Do Home Prices Affect the Birds and the Bees?
A new research paper by Lisa Dettling and Melissa Schettini Kearney from the University of Maryland examines whether the fluctuation in home prices affects fertility rates. The authors used Vital Statistics data from 1990 – 2007, and Federal Housing Finance Agency Price Index (and alternately the Case-Shiller Index) to simulate equity/fertility correlations.
From the abstract:
Our estimates suggest that a 10 percent increase in house prices would lead to a 4 percent increase in births among home owners, and a roughly one percent decrease among non-owners.
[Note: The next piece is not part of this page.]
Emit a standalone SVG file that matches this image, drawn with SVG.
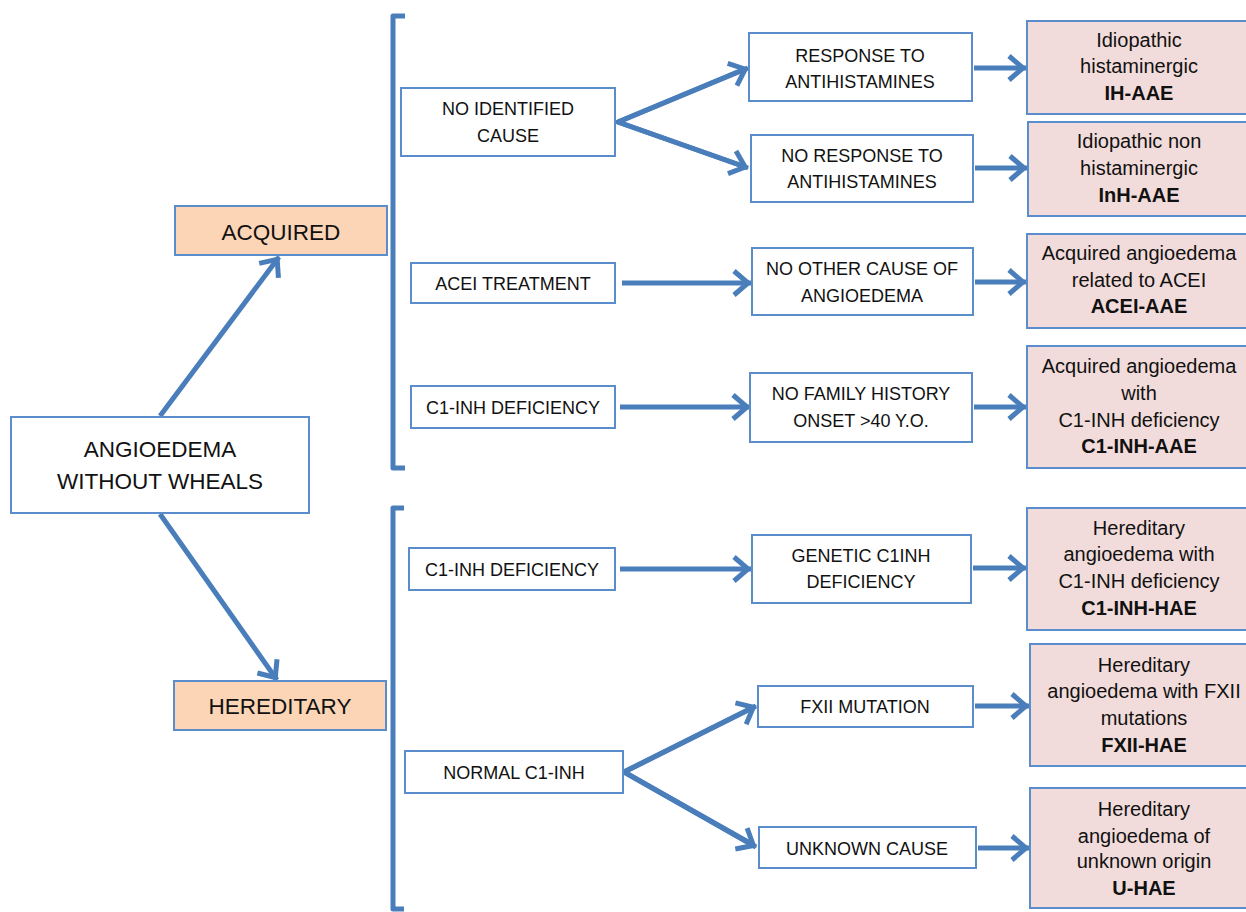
<svg xmlns="http://www.w3.org/2000/svg" width="1246" height="912" viewBox="0 0 1246 912">
<style>
  .box { fill: #ffffff; stroke: #5b8ccc; stroke-width: 2; }
  .cat { fill: #fbd5b5; stroke: #5b8ccc; stroke-width: 2; }
  .res { fill: #f2dcdb; stroke: #5b8ccc; stroke-width: 2; }
  .t { font-family: "Liberation Sans", Arial, sans-serif; font-size: 18px; fill: #111111; text-anchor: middle; }
  .tl { font-size: 22.5px; }
  .tr { font-size: 20px; }
  .b { font-weight: bold; }
  .con { fill: none; stroke: #4a7ebb; stroke-width: 5; }
  .br { fill: none; stroke: #4a7ebb; stroke-width: 5; stroke-linejoin: round; }
</style>
<defs>
  <marker id="ah" markerUnits="userSpaceOnUse" markerWidth="40" markerHeight="40" refX="0" refY="0" viewBox="-20 -20 40 40" orient="auto" overflow="visible">
    <path d="M-17,-12 L-3,0 L-17,12" fill="none" stroke="#4a7ebb" stroke-width="5" stroke-linejoin="miter" stroke-linecap="butt"/>
  </marker>
</defs>
<rect width="1246" height="912" fill="#ffffff"/>

<g id="connectors">
  <path class="br" d="M405,16 H393 V468 H405"/>
  <path class="br" d="M404,508 H393 V909 H404"/>
  <line class="con" x1="160" y1="416" x2="279" y2="257" marker-end="url(#ah)"/>
  <line class="con" x1="160" y1="514" x2="277" y2="680" marker-end="url(#ah)"/>
  <polyline class="con" points="740,71 618,122 740,165"/>
  <line class="con" x1="618" y1="122" x2="748" y2="68" marker-end="url(#ah)"/>
  <line class="con" x1="618" y1="122" x2="748" y2="168" marker-end="url(#ah)"/>
  <line class="con" x1="622" y1="283" x2="751" y2="283" marker-end="url(#ah)"/>
  <line class="con" x1="620" y1="407" x2="750" y2="407" marker-end="url(#ah)"/>
  <line class="con" x1="620" y1="569" x2="751" y2="569" marker-end="url(#ah)"/>
  <polyline class="con" points="748,710 624,772 748,842"/>
  <line class="con" x1="624" y1="772" x2="756" y2="706" marker-end="url(#ah)"/>
  <line class="con" x1="624" y1="772" x2="756" y2="847" marker-end="url(#ah)"/>
  <line class="con" x1="974" y1="68" x2="1026" y2="68" marker-end="url(#ah)"/>
  <line class="con" x1="975" y1="168" x2="1027" y2="168" marker-end="url(#ah)"/>
  <line class="con" x1="975" y1="282" x2="1026" y2="282" marker-end="url(#ah)"/>
  <line class="con" x1="974" y1="407" x2="1026" y2="407" marker-end="url(#ah)"/>
  <line class="con" x1="973" y1="568" x2="1026" y2="568" marker-end="url(#ah)"/>
  <line class="con" x1="975" y1="706" x2="1029" y2="706" marker-end="url(#ah)"/>
  <line class="con" x1="978" y1="848" x2="1029" y2="848" marker-end="url(#ah)"/>
</g>

<g id="root"><rect class="box" x="11" y="417" width="298" height="96"/>
  <text class="t tl" x="160" y="457">ANGIOEDEMA</text>
  <text class="t tl" x="160" y="489">WITHOUT WHEALS</text></g>
<g id="acquired"><rect class="cat" x="175" y="206" width="212" height="49"/>
  <text class="t tl" x="281" y="240">ACQUIRED</text></g>
<g id="hereditary"><rect class="cat" x="174" y="681" width="212" height="49"/>
  <text class="t tl" x="280" y="714">HEREDITARY</text></g>

<g id="no-identified-cause"><rect class="box" x="401" y="88" width="214" height="68"/>
  <text class="t" x="508" y="115">NO IDENTIFIED</text>
  <text class="t" x="508" y="142">CAUSE</text></g>
<g id="acei-treatment"><rect class="box" x="411" y="263" width="204" height="40"/>
  <text class="t" x="513" y="290">ACEI TREATMENT</text></g>
<g id="c1inh-def-acq"><rect class="box" x="411" y="386" width="204" height="42"/>
  <text class="t" x="513" y="414">C1-INH DEFICIENCY</text></g>
<g id="c1inh-def-her"><rect class="box" x="409" y="548" width="206" height="42"/>
  <text class="t" x="512" y="576">C1-INH DEFICIENCY</text></g>
<g id="normal-c1inh"><rect class="box" x="405" y="751" width="218" height="42"/>
  <text class="t" x="514" y="779">NORMAL C1-INH</text></g>

<g id="response"><rect class="box" x="749" y="33" width="223" height="68"/>
  <text class="t" x="860" y="62">RESPONSE TO</text>
  <text class="t" x="860" y="88">ANTIHISTAMINES</text></g>
<g id="no-response"><rect class="box" x="751" y="135" width="222" height="67"/>
  <text class="t" x="862" y="162">NO RESPONSE TO</text>
  <text class="t" x="862" y="188">ANTIHISTAMINES</text></g>
<g id="no-other-cause"><rect class="box" x="752" y="248" width="221" height="67"/>
  <text class="t" x="862" y="275">NO OTHER CAUSE OF</text>
  <text class="t" x="862" y="302">ANGIOEDEMA</text></g>
<g id="no-family-history"><rect class="box" x="750" y="373" width="222" height="69"/>
  <text class="t" x="861" y="400">NO FAMILY HISTORY</text>
  <text class="t" x="861" y="427">ONSET &gt;40 Y.O.</text></g>
<g id="genetic"><rect class="box" x="752" y="535" width="219" height="68"/>
  <text class="t" x="861" y="562">GENETIC C1INH</text>
  <text class="t" x="861" y="588">DEFICIENCY</text></g>
<g id="fxii-mutation"><rect class="box" x="758" y="686" width="215" height="41"/>
  <text class="t" x="865" y="713">FXII MUTATION</text></g>
<g id="unknown-cause"><rect class="box" x="759" y="827" width="217" height="41"/>
  <text class="t" x="867" y="855">UNKNOWN CAUSE</text></g>

<g id="ih-aae"><rect class="res" x="1027" y="21" width="230" height="93"/>
  <text class="t tr" x="1139" y="47">Idiopathic</text>
  <text class="t tr" x="1139" y="73">histaminergic</text>
  <text class="t tr b" x="1139" y="100">IH-AAE</text></g>
<g id="inh-aae"><rect class="res" x="1028" y="122" width="230" height="94"/>
  <text class="t tr" x="1139" y="148">Idiopathic non</text>
  <text class="t tr" x="1139" y="175">histaminergic</text>
  <text class="t tr b" x="1139" y="202">InH-AAE</text></g>
<g id="acei-aae"><rect class="res" x="1027" y="234" width="230" height="94"/>
  <text class="t tr" x="1139" y="260">Acquired angioedema</text>
  <text class="t tr" x="1139" y="287">related to ACEI</text>
  <text class="t tr b" x="1139" y="313">ACEI-AAE</text></g>
<g id="c1inh-aae"><rect class="res" x="1027" y="346" width="230" height="122"/>
  <text class="t tr" x="1139" y="373">Acquired angioedema</text>
  <text class="t tr" x="1139" y="400">with</text>
  <text class="t tr" x="1139" y="427">C1-INH deficiency</text>
  <text class="t tr b" x="1139" y="453">C1-INH-AAE</text></g>
<g id="c1inh-hae"><rect class="res" x="1027" y="508" width="230" height="122"/>
  <text class="t tr" x="1139" y="535">Hereditary</text>
  <text class="t tr" x="1139" y="561">angioedema with</text>
  <text class="t tr" x="1139" y="588">C1-INH deficiency</text>
  <text class="t tr b" x="1139" y="615">C1-INH-HAE</text></g>
<g id="fxii-hae"><rect class="res" x="1030" y="644" width="230" height="122"/>
  <text class="t tr" x="1144" y="672">Hereditary</text>
  <text class="t tr" x="1144" y="698">angioedema with FXII</text>
  <text class="t tr" x="1144" y="725">mutations</text>
  <text class="t tr b" x="1144" y="752">FXII-HAE</text></g>
<g id="u-hae"><rect class="res" x="1030" y="788" width="230" height="120"/>
  <text class="t tr" x="1144" y="816">Hereditary</text>
  <text class="t tr" x="1144" y="843">angioedema of</text>
  <text class="t tr" x="1144" y="868">unknown origin</text>
  <text class="t tr b" x="1144" y="895">U-HAE</text></g>
</svg>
The authors refer to this as the “home equity effect.” These are pretty big numbers, and all the more interesting since the fertility increase for home owners is so much higher than the decrease for non-owners. The study further breaks down the numbers for different ethnic groups:
The authors simulate that a 10 percent increase in MSA-level house prices leads to a 2 percent increase in current year births among whites, a 0.5 percent increase in births among blacks, and a 1.7 percent increase in births among white Hispanics.
The authors acknowledge that fertility is a many-layered and complicated decision, not based solely on something as simple as a real estate listing. A house, however, is often the most collateral that a woman or couple has to offer towards a more expensive future that includes diapers and school supplies.
The paper is based on pre-2008 data, so it doesn’t totally capture the fallout in the housing market, or the economy. While birth rates dropped 2 percent in 2008 from their 50-year high set in 2007, the Case-Shiller price index fell 18 percent in 2008. With the housing market likely to remain weak over the next few years, it would appear to be a buyer’s market, but not a baby’s.